The HIA’s latest forecasts for residential building are revealed in its updated set of State and National Outlook reports. The flagship reports include updated forecasts for new home building and renovations activity for each of the eight states and territories.

“The big story of recent months is the resilience shown by the detached house building side of the market. Detached house starts touched very elevated levels during the back end of 2017, and latest building approvals data indicate that things are set to remain strong here for a few more months.

“The demand for new house building continues to be supported by very robust gains in population, as well as the pace at which new jobs are currently being delivered by the labour market.

“New home starts reached record levels during 2016 with latest ABS data indicating that there was a fall of 7.9 per cent in new home commencements during 2017.

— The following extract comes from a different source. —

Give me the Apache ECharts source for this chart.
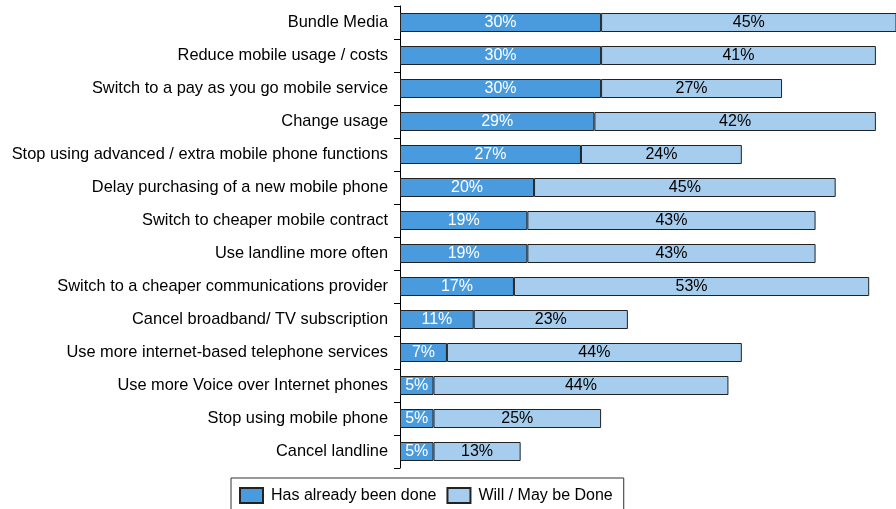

“The overall reduction in new home building activity in 2017 was caused by the imposition of additional taxes on foreign buyers looking to acquire newly-built homes. The tightening up of regulations and financing conditions has also placed pressure on new home building activity – particularly apartments.

“Despite the strength of population growth, we expect that these regulatory factors will place a drag on new home building activity over the next few years and that the bottoming out point will be reached in 2020.

“By then, it is expected that a considerable well of pent-up demand for housing will emerge and fuel renewed expansion in new home building activity,” concluded Shane Garrett.